For more detailed information on how to instrument application with Prometheus, you can refer to the [Prometheus Go client library documentation](https://prometheus.io/docs/guides/go-application/).

## What metrics can I get from ExternalDNS and what do they mean?

- The project maintain a [metrics page](./metrics.md) with a list of supported custom metrics.
- [Go runtime](https://pkg.go.dev/runtime/metrics#hdr-Supported_metrics) metrics also available for scraping.

ExternalDNS exposes 3 types of metrics: Sources, Registry errors and Cache hits.

`Source`s are mostly Kubernetes API objects. Examples of `source` errors may be connection errors to the Kubernetes API server itself or missing RBAC permissions.
It can also stem from incompatible configuration in the objects itself like invalid characters, processing a broken fqdnTemplate, etc.

`Registry` errors are mostly Provider errors, unless there's some coding flaw in the registry package. Provider errors often arise due to accessing their APIs due to network or missing cloud-provider permissions when reading records.
When applying a changeset, errors will arise if the changeset applied is incompatible with the current state.

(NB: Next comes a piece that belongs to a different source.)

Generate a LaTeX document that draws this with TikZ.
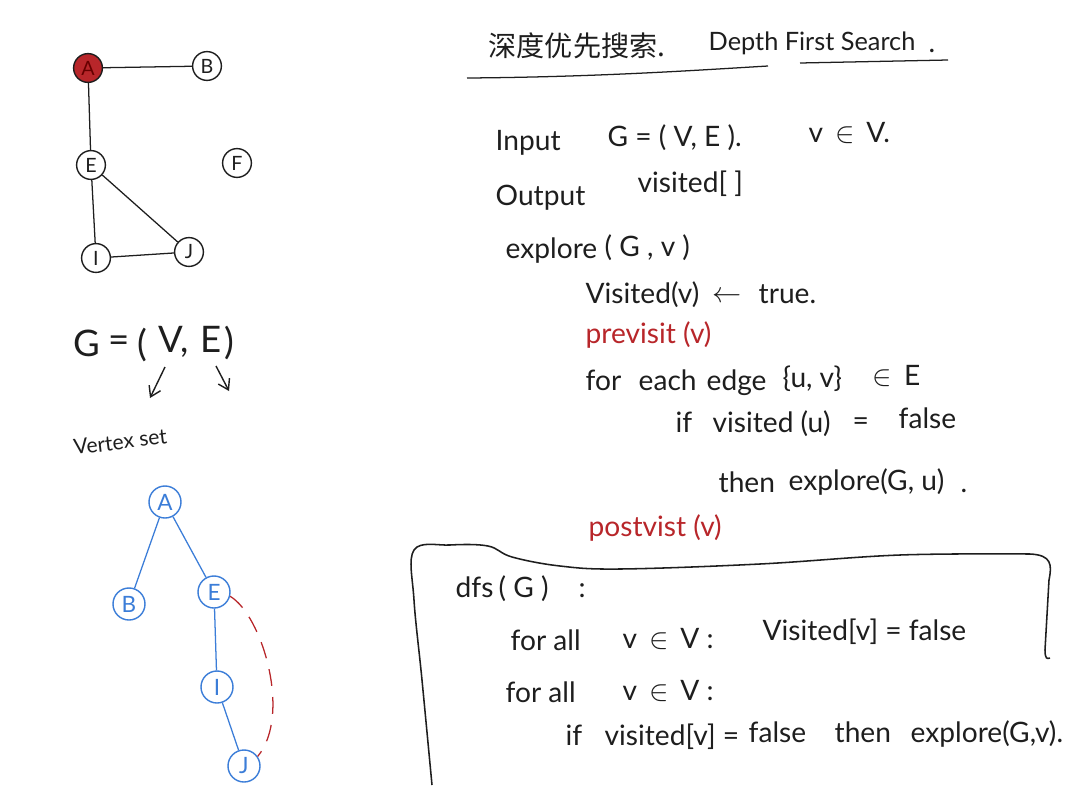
\documentclass[tikz,border=0pt]{standalone}
\usepackage{fontspec}
\setmainfont{Lato}
\newfontfamily\cjk{Noto Sans CJK SC}
\usetikzlibrary{arrows.meta}
\definecolor{ink}{HTML}{1E1E1E}
\definecolor{redink}{HTML}{B8262A}
\definecolor{blueink}{HTML}{3B7DD8}
\begin{document}
\begin{tikzpicture}[x=0.025cm,y=-0.025cm,line width=1pt,
  txt/.style={anchor=base west,inner sep=0pt,text=ink,font=\fontsize{20}{22}\selectfont},
  bigtxt/.style={txt,font=\fontsize{26}{28}\selectfont},
  gnode/.style={circle,draw=ink,line width=1pt,minimum size=0.72cm,inner sep=0pt,text=ink,font=\fontsize{14}{15}\selectfont},
  bnode/.style={circle,draw=blueink,line width=1pt,minimum size=0.8cm,inner sep=0pt,text=blueink,font=\fontsize{16}{17}\selectfont},
  gedge/.style={draw=ink,line width=0.9pt},
  bedge/.style={draw=blueink,line width=0.9pt},
  redge/.style={draw=redink,line width=0.9pt,dash pattern=on 12pt off 8pt},
  harrow/.style={draw=ink,line width=1pt,-{Straight Barb[length=7pt,width=9pt]}}]
\useasboundingbox[fill=white] (0,0) rectangle (1074,790);

% ---------- top-left graph ----------
\node[gnode,fill=redink,text=red!40!black] (ga) at (88,68) {A};
\node[gnode] (gb) at (207,66) {B};
\node[gnode] (ge) at (91,165) {E};
\node[gnode] (gf) at (237,163) {F};
\node[gnode] (gi) at (96,258) {I};
\node[gnode] (gj) at (189,252) {J};
\draw[gedge] (ga) -- (gb);
\draw[gedge] (ga) -- (ge);
\draw[gedge] (ge) -- (gi);
\draw[gedge] (ge) -- (gj);
\draw[gedge] (gi) -- (gj);

% ---------- G = (V, E) ----------
\node[bigtxt] (gG) at (73,356) {G};
\node[bigtxt] (gEq) at (108,352) {=};
\node[bigtxt] (gLp) at (137,356) {(};
\node[bigtxt] (gV) at (158,352) {V,};
\node[bigtxt] (gE) at (200,352) {E};
\node[bigtxt] (gRp) at (224,354) {)};
\coordinate (av0) at (165,367);
\coordinate (av1) at (150,398);
\coordinate (ae0) at (216,366);
\coordinate (ae1) at (229,391);
\draw[harrow] (av0) -- (av1);
\draw[harrow] (ae0) -- (ae1);
\node[txt,font=\fontsize{15}{17}\selectfont,rotate=7] (vset) at (74,455) {Vertex set};

% ---------- blue DFS tree ----------
\node[bnode] (ba) at (165,502) {A};
\node[bnode] (bb) at (129,604) {B};
\node[bnode] (be) at (214,592) {E};
\node[bnode] (bi) at (217,687) {I};
\node[bnode] (bj) at (244,766) {J};
\draw[bedge] (ba) -- (bb);
\draw[bedge] (ba) -- (be);
\draw[bedge] (be) -- (bi);
\draw[bedge] (bi) -- (bj);
\draw[redge] (be.-15) .. controls (262,615) and (292,715) .. (bj.35);

% ---------- title ----------
\node[txt,font=\cjk\fontsize{20}{24}\selectfont] (cn) at (488,56) {深度优先搜索.};
\node[txt,font=\fontsize{18}{20}\selectfont] (en) at (708,50) {Depth First Search};
\node[txt] (endot) at (928,52) {.};
\coordinate (u1a) at (467,78);
\coordinate (u1b) at (768,66);
\coordinate (u2a) at (800,63);
\coordinate (u2b) at (948,60);
\draw[gedge] (u1a) .. controls (600,77) and (700,70) .. (u1b);
\draw[gedge] (u2a) -- (u2b);

% ---------- explore ----------
\node[txt] (input) at (495,150) {Input};
\node[txt] (gdef2) at (607,146) {G = ( V, E ).};
\node[txt] (vin) at (808,142) {v \,$\in$\, V.};
\node[txt] (output) at (495,205) {Output};
\node[txt] (visarr) at (637,192) {visited[ ]};
\node[txt] (explore) at (505,258) {explore};
\node[txt] (exploreargs) at (604,256) {( G , v )};
\node[txt] (settrue) at (585,303) {Visited(v)};
\node[txt] (larrow) at (712,302) {$\leftarrow$};
\node[txt] (truew) at (758,303) {true.};
\node[txt,text=redink] (previsit) at (585,343) {previsit (v)};
\node[txt] (forw) at (585,390) {for};
\node[txt] (eachw) at (638,390) {each};
\node[txt] (edgew) at (706,390) {edge};
\node[txt] (uvset) at (782,387) {\{u, v\}};
\node[txt] (inE) at (872,385) {$\in$\, E};
\node[txt] (ifw) at (675,432) {if};
\node[txt] (visu) at (712,432) {visited (u)};
\node[txt] (eqw) at (852,430) {=};
\node[txt] (falsew) at (898,428) {false};
\node[txt] (then) at (718,492) {then};
\node[txt] (exploreu) at (788,490) {explore(G, u)};
\node[txt] (dotu) at (960,492) {.};
\node[txt,text=redink] (postvisit) at (588,536) {postvist (v)};

% ---------- dfs box ----------
\draw[gedge,line width=1.1pt] plot[smooth,tension=0.6] coordinates {(432,785) (422,680) (414,600) (414,550) (450,545) (488,546) (512,557) (560,566) (620,569) (760,564) (900,555) (1030,554)}
  .. controls (1052,555) and (1052,565) .. (1049,580) -- (1045,650) .. controls (1045,659) and (1047,659) .. (1050,658);
\node[txt] (dfs) at (455,597) {dfs};
\node[txt] (dfsargs) at (498,597) {( G )};
\node[txt] (dfscolon) at (578,597) {:};
\node[txt] (forall1) at (510,650) {for all};
\node[txt] (vinV1) at (622,648) {v \,$\in$\, V :};
\node[txt] (visf) at (762,640) {Visited[v] = false};
\node[txt] (forall2) at (505,702) {for all};
\node[txt] (vinV2) at (622,700) {v \,$\in$\, V :};
\node[txt] (ifvis2) at (565,745) {if};
\node[txt] (visv2) at (604,745) {visited[v] =};
\node[txt] (false2) at (748,742) {false};
\node[txt] (then2) at (834,742) {then};
\node[txt] (explore2) at (910,742) {explore(G,v).};
\end{tikzpicture}
\end{document}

In case of an increased error count, you could correlate them with the `http_request_duration_seconds{handler="instrumented_http"}` metric which should show increased numbers for status codes 4xx (permissions, configuration, invalid changeset) or 5xx (apiserver down).

You can use the host label in the metric to figure out if the request was against the Kubernetes API server (Source errors) or the DNS provider API (Registry/Provider errors).